Lifelong learning with Associate Professor Kudzai Kanhutu

15 February 2024
Associate Professor Kudzai Kanhutu, Bachelor of Medicine and Bachelor of Surgery (Hons) (2005), Global Executive Master of Business Administration (2021)
A passion for social justice led Associate Professor Kudzai Kanhutu naturally towards medicine. Her desire to pursue even bigger goals was the catalyst to undertake a Global Executive MBA.
Associate Professor Kudzai Kanhutu

Associate Professor Kudzai Kanhutu

Associate Professor Kudzai Kanhutu’s first experience studying at the University of Sydney was in the Bachelor of Medicine and Bachelor of Surgery (MBBS) program* where she went on to specialise in infectious diseases. This qualification saw her at the forefront of two major health crises.

“My trauma and loss experiences in the HIV pandemic and again in the COVID pandemic reminded me of how important it is to address structural inequities to deliver wellbeing," says Kudzai.

Kudzai aspires to have a portfolio career that taps into her multiple areas of interest and diverse skillset. In her longstanding commitment to global public health, equitable health outcomes, and health service improvement, Kudzai realised she needed to advance her skills.

It is this mindset that ultimately led her to undertake the Global Executive MBA (GEMBA) and be awarded a UN Women Australia MBA Scholarship at the Business School.

I celebrate the prospect that an MBA can provide new skills with which to advocate for social justice. To continue the fight for women’s self-determination and ensure the flow of money and power is equitably distributed. Not only to women but for people across the gender diversity spectrum.
Associate Professor Kudzai Kanhutu

Never stop learning

The GEMBA was designed with people like Kudzai in mind, who want to address multifaceted problems, like driving change in the healthcare landscape.

“The program gave me the tools to view the problems I was seeing in healthcare through a new lens and allowed me to focus on addressing overarching issues," says Kudzai.

An enduring memory for Kudzai of her time in the GEMBA program is the bond she formed with the other students. “We worked incredibly hard during the international modules but made time to care for each other," she says.

"This translates so well into the modern workplace. It makes you a better teammate and allows you to sustain the level of self-care and humility it takes to do good work.”

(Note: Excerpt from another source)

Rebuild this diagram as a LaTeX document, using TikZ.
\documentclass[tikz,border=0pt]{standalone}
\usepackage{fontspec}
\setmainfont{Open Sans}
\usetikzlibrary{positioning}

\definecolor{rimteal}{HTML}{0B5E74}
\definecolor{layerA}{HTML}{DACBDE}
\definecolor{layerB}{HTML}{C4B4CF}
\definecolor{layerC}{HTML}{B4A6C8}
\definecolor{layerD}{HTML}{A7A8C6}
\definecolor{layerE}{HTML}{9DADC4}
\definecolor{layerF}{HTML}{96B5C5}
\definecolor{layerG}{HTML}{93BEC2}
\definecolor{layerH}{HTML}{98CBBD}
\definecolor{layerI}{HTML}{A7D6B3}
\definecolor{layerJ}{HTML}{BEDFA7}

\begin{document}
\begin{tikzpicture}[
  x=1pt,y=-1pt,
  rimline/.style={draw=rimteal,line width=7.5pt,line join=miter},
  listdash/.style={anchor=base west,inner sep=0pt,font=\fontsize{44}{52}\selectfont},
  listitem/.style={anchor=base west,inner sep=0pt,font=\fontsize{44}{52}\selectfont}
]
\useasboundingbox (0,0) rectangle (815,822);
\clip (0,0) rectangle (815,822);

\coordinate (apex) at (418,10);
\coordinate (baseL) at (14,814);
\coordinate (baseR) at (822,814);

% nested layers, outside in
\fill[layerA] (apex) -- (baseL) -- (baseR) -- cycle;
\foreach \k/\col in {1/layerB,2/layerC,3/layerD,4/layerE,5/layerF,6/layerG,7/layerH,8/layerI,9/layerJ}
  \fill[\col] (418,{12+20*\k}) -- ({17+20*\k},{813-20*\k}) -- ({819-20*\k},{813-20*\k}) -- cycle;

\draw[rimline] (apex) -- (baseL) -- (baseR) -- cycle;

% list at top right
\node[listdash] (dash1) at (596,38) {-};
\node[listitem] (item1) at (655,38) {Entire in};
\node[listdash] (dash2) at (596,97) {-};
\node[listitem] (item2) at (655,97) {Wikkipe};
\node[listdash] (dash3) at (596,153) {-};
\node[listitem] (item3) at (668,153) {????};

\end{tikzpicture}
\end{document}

The international modules are a cornerstone of the GEMBA program which can be undertaken in various locations across Australia, Europe, the United States and Asia. In Kudzai’s case, she was able to travel to Singapore and the United States as part of the program. She sees opportunities to learn in every situation.

“All learning is like writing yourself a blank cheque," she says. "I’ve learnt to take stock of every career situation and start thinking, reflecting and being consciously grateful about where it might one day lead.”

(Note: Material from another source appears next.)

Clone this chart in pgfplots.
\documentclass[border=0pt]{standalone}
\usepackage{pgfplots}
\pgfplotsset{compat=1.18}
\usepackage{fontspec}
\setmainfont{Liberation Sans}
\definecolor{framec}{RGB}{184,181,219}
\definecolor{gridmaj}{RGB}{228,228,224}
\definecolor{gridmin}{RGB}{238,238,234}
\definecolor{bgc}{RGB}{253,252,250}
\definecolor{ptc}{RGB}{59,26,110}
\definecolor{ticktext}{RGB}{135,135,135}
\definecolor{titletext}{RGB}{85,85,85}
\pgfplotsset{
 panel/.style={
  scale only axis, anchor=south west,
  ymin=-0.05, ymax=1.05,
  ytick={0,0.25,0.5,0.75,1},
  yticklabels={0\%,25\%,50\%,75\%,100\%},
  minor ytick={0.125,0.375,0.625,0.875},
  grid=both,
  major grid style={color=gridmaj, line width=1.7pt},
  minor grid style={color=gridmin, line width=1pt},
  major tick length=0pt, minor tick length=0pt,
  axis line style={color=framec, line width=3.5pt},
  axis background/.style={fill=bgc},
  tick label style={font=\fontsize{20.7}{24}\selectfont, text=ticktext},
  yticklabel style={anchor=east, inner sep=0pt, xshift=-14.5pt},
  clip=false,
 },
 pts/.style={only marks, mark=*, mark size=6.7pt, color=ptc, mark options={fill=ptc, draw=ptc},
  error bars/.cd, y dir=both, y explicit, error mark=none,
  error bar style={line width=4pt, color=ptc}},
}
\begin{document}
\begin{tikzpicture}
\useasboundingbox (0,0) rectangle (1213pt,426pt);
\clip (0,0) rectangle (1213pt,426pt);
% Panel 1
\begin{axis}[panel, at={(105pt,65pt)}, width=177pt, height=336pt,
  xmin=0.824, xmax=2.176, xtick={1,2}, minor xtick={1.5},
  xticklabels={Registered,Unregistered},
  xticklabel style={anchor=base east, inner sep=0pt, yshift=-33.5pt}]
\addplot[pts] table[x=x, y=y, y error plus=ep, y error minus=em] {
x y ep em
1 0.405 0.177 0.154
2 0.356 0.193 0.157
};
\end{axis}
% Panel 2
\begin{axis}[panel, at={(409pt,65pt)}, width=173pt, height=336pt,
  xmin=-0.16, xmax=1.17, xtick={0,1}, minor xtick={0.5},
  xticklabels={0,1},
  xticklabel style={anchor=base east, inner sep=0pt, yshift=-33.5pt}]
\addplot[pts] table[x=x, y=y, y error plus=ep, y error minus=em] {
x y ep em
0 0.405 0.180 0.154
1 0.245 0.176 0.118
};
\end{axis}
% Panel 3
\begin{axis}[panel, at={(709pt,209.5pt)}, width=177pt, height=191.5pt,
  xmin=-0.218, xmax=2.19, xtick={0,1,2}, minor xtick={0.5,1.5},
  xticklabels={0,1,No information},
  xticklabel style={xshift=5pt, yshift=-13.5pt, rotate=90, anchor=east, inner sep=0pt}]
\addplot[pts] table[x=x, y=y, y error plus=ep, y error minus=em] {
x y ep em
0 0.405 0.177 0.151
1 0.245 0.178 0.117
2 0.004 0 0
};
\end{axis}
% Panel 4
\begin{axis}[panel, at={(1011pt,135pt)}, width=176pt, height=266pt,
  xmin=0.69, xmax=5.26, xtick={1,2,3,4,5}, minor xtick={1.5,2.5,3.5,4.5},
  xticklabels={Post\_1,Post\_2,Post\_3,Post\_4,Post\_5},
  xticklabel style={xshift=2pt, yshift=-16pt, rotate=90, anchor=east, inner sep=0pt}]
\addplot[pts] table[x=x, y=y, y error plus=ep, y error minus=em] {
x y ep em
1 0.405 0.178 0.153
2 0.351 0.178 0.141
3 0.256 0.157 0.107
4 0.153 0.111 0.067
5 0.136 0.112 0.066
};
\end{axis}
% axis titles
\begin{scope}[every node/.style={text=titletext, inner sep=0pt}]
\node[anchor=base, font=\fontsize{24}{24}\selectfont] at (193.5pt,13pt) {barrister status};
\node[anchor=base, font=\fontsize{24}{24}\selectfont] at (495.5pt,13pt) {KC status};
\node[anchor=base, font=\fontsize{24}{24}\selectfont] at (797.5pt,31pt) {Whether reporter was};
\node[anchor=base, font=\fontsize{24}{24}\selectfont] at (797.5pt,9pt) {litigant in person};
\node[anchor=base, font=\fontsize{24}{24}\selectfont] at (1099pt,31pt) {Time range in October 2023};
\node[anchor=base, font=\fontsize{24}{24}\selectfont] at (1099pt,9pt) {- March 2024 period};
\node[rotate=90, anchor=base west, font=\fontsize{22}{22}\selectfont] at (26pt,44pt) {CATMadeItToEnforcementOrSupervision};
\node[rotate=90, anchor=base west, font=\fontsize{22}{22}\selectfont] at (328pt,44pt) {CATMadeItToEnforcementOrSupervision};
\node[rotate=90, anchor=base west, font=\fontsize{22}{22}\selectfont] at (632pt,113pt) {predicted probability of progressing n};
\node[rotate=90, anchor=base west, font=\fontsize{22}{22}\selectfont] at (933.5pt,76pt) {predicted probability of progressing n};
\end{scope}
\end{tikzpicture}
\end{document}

I appreciated the honesty and integrity of the University of Sydney team for grounding my GEMBA experience in continuous learning. As we say in Shona, my first language ‘kudzidza hakuperi’ - we never stop learning.
Associate Professor Kudzai Kanhutu

The future of healthcare

Kudzai’s lifelong learning has led her to great professional heights, where she now works as an infectious disease specialist at the Royal Melbourne Hospital as well as Dean of the Royal Australasian College of Physicians.

Since the COVID-19 pandemic, she has seen many changes happen in the Australian healthcare sector. However, there is still much to be done and Kudzai is at the forefront of identifying and solving these issues.

“Our inability to focus on prevention is our greatest downfall. We are seemingly obsessed with disaster recovery healthcare but seldom invest the time and effort it takes to prevent ill health or support good health," she says. "At the clinical interface, there is immense value to be gained through advanced clinical decision support systems."

For Kudzai, this can be helped by strengthening the links between healthcare professionals and the rapidly emerging and intersecting technologies. "[It's about] building the partnership between human workers and machines to reduce administrative burden," she explains. "[To] detect disease and provide better personalised, evidence informed and consistent care."

Through my life experience, and my studies at the University of Sydney, I’ve gained the tools and experience to have an impact in an area I’m really passionate about.
Associate Professor Kudzai Kanhutu

*The Doctor of Medicine (MD) replaced the University of Sydney’s previously offered Bachelor of Medicine/Bachelor of Surgery (MBBS) in 2014.